On a side note it's worth pointing out the differences between the US and Norwegian version. I guess the US distributors felt that Americans would not understand the film because it lacked rampant product placement ads littered through out the film. This would confuse the American film goer as they are instead forced to watch an actual story unfold without a quarter-pounder being shoved in their face. The overseas distributor not liking any part of this, went back and placed some adds using CGI. Below are two prime examples where this is used that I was able to locate on the web. Click the pictures to enlarge.

Exhibit A)











Exhibit B)









So yeah... I am $28 in the hole not only for that goddamn art house charging $8 for their "organic gourmet" popcorn but also because Norway has failed me once again. Norway should now be noted as land of sell-out Shagrath/polished black metal and CGI trolls.

Stay tuned as I continue my righteous blackened warpath on the weak.
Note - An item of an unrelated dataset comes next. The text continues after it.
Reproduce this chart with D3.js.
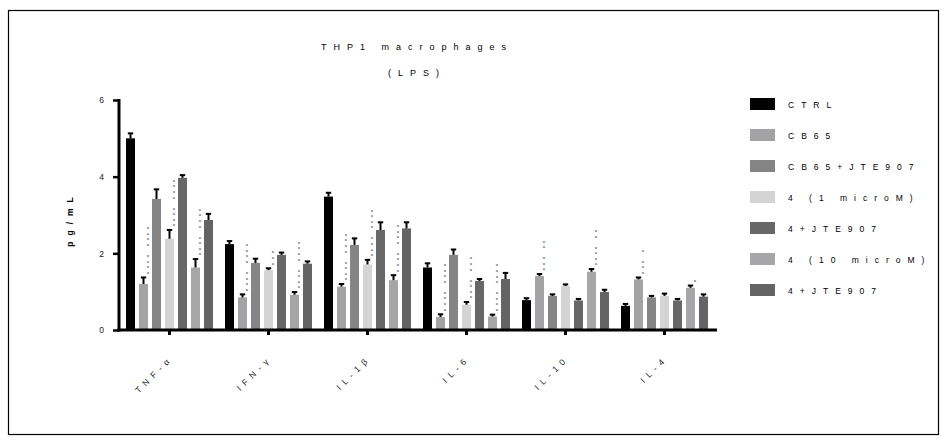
<!DOCTYPE html>
<html>
<head>
<meta charset="utf-8">
<script src="https://cdn.jsdelivr.net/npm/d3@7"></script>
<style>
  body { margin: 0; background: #fff; }
  text { font-family: "Liberation Sans", Arial, sans-serif; }
</style>
</head>
<body>
<div id="chart-area"></div>
<script>
// cytokines on the x axis
var groups = ["TNF-α", "IFN-γ", "IL-1β", "IL-6", "IL-10", "IL-4"];

// treatments (legend order)
var series = ["CTRL", "CB65", "CB65+JTE907", "4 (1 microM)", "4+JTE907", "4 (10 microM)", "4+JTE907"];
var colors = ["#000000", "#a3a3a5", "#858585", "#d4d4d4", "#676767", "#a6a6a9", "#646464"];

// means, one array per treatment (pg/mL)
var ctrl      = [5.00, 2.24, 3.48, 1.63, 0.78, 0.63];
var cb65      = [1.20, 0.85, 1.13, 0.34, 1.41, 1.32];
var cb65Jte   = [3.42, 1.75, 2.22, 1.96, 0.89, 0.85];
var c4low     = [2.38, 1.56, 1.71, 0.66, 1.15, 0.89];
var c4lowJte  = [3.97, 1.96, 2.61, 1.28, 0.77, 0.77];
var c4high    = [1.63, 0.92, 1.30, 0.35, 1.52, 1.10];
var c4highJte = [2.87, 1.73, 2.65, 1.33, 0.99, 0.87];

// SEM
var ctrlErr      = [0.13, 0.08, 0.10, 0.11, 0.05, 0.05];
var cb65Err      = [0.17, 0.08, 0.07, 0.07, 0.05, 0.05];
var cb65JteErr   = [0.25, 0.11, 0.17, 0.14, 0.04, 0.04];
var c4lowErr     = [0.23, 0.05, 0.12, 0.07, 0.04, 0.06];
var c4lowJteErr  = [0.07, 0.06, 0.20, 0.05, 0.04, 0.04];
var c4highErr    = [0.22, 0.07, 0.13, 0.05, 0.07, 0.06];
var c4highJteErr = [0.16, 0.06, 0.16, 0.16, 0.06, 0.06];

// significance stars: [first block, second block] per cytokine
var cb65Stars   = [[4,4],[4,4],[4,4],[4,4],[3,2],[3,1]];
var c4lowStars  = [[4,4],[3,0],[4,4],[4,3],[0,0],[0,0]];
var c4highStars = [[4,4],[4,4],[4,4],[4,4],[4,2],[1,0]];

var yTicks = [0, 2, 4, 6];

var values = [ctrl, cb65, cb65Jte, c4low, c4lowJte, c4high, c4highJte];
var errors = [ctrlErr, cb65Err, cb65JteErr, c4lowErr, c4lowJteErr, c4highErr, c4highJteErr];
var stars  = [null, cb65Stars, null, c4lowStars, null, c4highStars, null];

var svg = d3.select("#chart-area")
	.append("svg")
		.attr("width", 947)
		.attr("height", 443);

// frame
svg.append("rect")
	.attr("x", 8.5).attr("y", 10.5)
	.attr("width", 930).attr("height", 424)
	.attr("fill", "none")
	.attr("stroke", "#000")
	.attr("stroke-width", 1.2);

var x0 = d3.scaleBand()
	.domain(groups)
	.range([120, 714]);

var x1 = d3.scaleBand()
	.domain(d3.range(series.length))
	.range([-45.5, 45.5])
	.paddingInner(0.31)
	.paddingOuter(0.155);

var y = d3.scaleLinear()
	.domain([0, 6])
	.range([330, 100]);

// bars
var rows = [];
values.forEach(function(vals, s){
	vals.forEach(function(v, g){
		rows.push({s: s, g: g, v: v, e: errors[s][g]});
	});
});

var bx = function(d){ return x0(groups[d.g]) + x0.bandwidth()/2 + x1(d.s); };

svg.append("g").selectAll("rect")
	.data(rows)
	.enter().append("rect")
		.attr("x", bx)
		.attr("y", function(d){ return y(d.v); })
		.attr("width", x1.bandwidth())
		.attr("height", function(d){ return y(0) - y(d.v); })
		.attr("fill", function(d){ return colors[d.s]; });

// error bars (upper only)
var eb = svg.append("g").attr("stroke", "#000").attr("stroke-width", 2);
eb.selectAll("line.stem")
	.data(rows)
	.enter().append("line")
		.attr("class", "stem")
		.attr("x1", function(d){ return bx(d) + x1.bandwidth()/2; })
		.attr("x2", function(d){ return bx(d) + x1.bandwidth()/2; })
		.attr("y1", function(d){ return y(d.v); })
		.attr("y2", function(d){ return y(d.v + d.e); });
eb.selectAll("line.cap")
	.data(rows)
	.enter().append("line")
		.attr("class", "cap")
		.attr("x1", function(d){ return bx(d) + x1.bandwidth()/2 - 2.7; })
		.attr("x2", function(d){ return bx(d) + x1.bandwidth()/2 + 2.7; })
		.attr("y1", function(d){ return y(d.v + d.e); })
		.attr("y2", function(d){ return y(d.v + d.e); });

// stars
var starPts = [];
rows.forEach(function(d){
	if(!stars[d.s]) return;
	var n = stars[d.s][d.g];
	var base = y(d.v + d.e) - 5;
	for(var i = 0; i < n[0]; i++)
		starPts.push({x: bx(d) + x1.bandwidth(), y: base - i*5.6});
	var base2 = base - (n[0] - 1)*5.6 - 11;
	for(var j = 0; j < n[1]; j++)
		starPts.push({x: bx(d) + x1.bandwidth(), y: base2 - j*5.6});
});
svg.append("g").selectAll("text")
	.data(starPts)
	.enter().append("text")
		.attr("x", function(d){ return d.x; })
		.attr("y", function(d){ return d.y + 3.4; })
		.attr("text-anchor", "middle")
		.attr("font-size", "6px")
		.attr("font-weight", "bold")
		.attr("fill", "#6e6e6e")
		.text("*");

// y axis
var yAxis = svg.append("g")
	.attr("transform", "translate(119,0)")
	.call(d3.axisLeft(y).tickValues(yTicks).tickFormat(d3.format("d")).tickSize(6).tickPadding(9).tickSizeOuter(0));
yAxis.select(".domain").attr("stroke-width", 3).attr("d", "M0," + (y(6) - 1) + "V" + (y(0) + 1.5));
yAxis.selectAll(".tick line").attr("stroke-width", 2.5);
yAxis.selectAll(".tick text").attr("font-size", "8.5px").attr("fill", "#222");

// x axis
var xAxis = svg.append("g")
	.attr("transform", "translate(0,330)")
	.call(d3.axisBottom(x0).tickSize(5).tickSizeOuter(0));
xAxis.select(".domain").attr("stroke-width", 3).attr("d", "M117.5,0H717");
xAxis.selectAll(".tick line").attr("stroke-width", 3);
xAxis.selectAll(".tick text")
	.attr("font-size", "8.5px")
	.attr("fill", "#222")
	.attr("letter-spacing", "5px")
	.attr("text-anchor", "end")
	.attr("dy", null)
	.attr("y", 0)
	.attr("transform", "translate(4,29) rotate(-45)");

// y label
svg.append("text")
	.attr("transform", "translate(73,219) rotate(-90)")
	.attr("text-anchor", "middle")
	.attr("font-size", "8.5px")
	.attr("font-weight", "bold")
	.attr("letter-spacing", "6px")
	.text("pg/mL");

// title
svg.append("text")
	.attr("x", 417).attr("y", 50)
	.attr("text-anchor", "middle")
	.attr("font-size", "9px")
	.attr("letter-spacing", "7px")
	.text("THP1 macrophages");
svg.append("text")
	.attr("x", 417).attr("y", 76)
	.attr("text-anchor", "middle")
	.attr("font-size", "9px")
	.attr("letter-spacing", "7px")
	.text("(LPS)");

// legend
var legend = svg.append("g").selectAll("g")
	.data(series)
	.enter().append("g")
		.attr("transform", function(d, i){ return "translate(750," + (98 + i*31) + ")"; });
legend.append("rect")
	.attr("width", 25)
	.attr("height", 12)
	.attr("fill", function(d, i){ return colors[i]; });
legend.append("text")
	.attr("x", 38)
	.attr("y", 9.5)
	.attr("font-size", "8.5px")
	.attr("letter-spacing", "7px")
	.text(function(d){ return d; });
</script>
</body>
</html>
I will have a special "guest" writer doing a post, and of course I have a mailbag full of angry messages to read and comment on.

Regards,
-ABME

4 comments:

Grasen said...

If Dead was alive today, he would have shot himself in the head again after that deplorable shit. Knifed in the back and it wasn't even Varg this time.

John Palmer said...

Who the fuck decided trolls were so big all of a sudden?

I draw a parallel between this movie and extreme scat porn. When they can't get off on normal size trolls anymore they need giant trolls to get their dicks hard.

Anonymous said...

Kvelertak is actually really good. You can hardly rage at them for having a "polished sound"; they're not even black metal.

monoblogist said...

First of all: Thank You, Thank You, Thank You, Thank You, Thank You, Thank You,...(you get the idea). Was that whole 2033 return a prank or something? I'm confused, but it doesn't fucking matter cuz ABME is BACK!!!!! Oh, and great post/movie review. That CGI "dramatization" you did is priceless! Like a big-ass silver Shrek!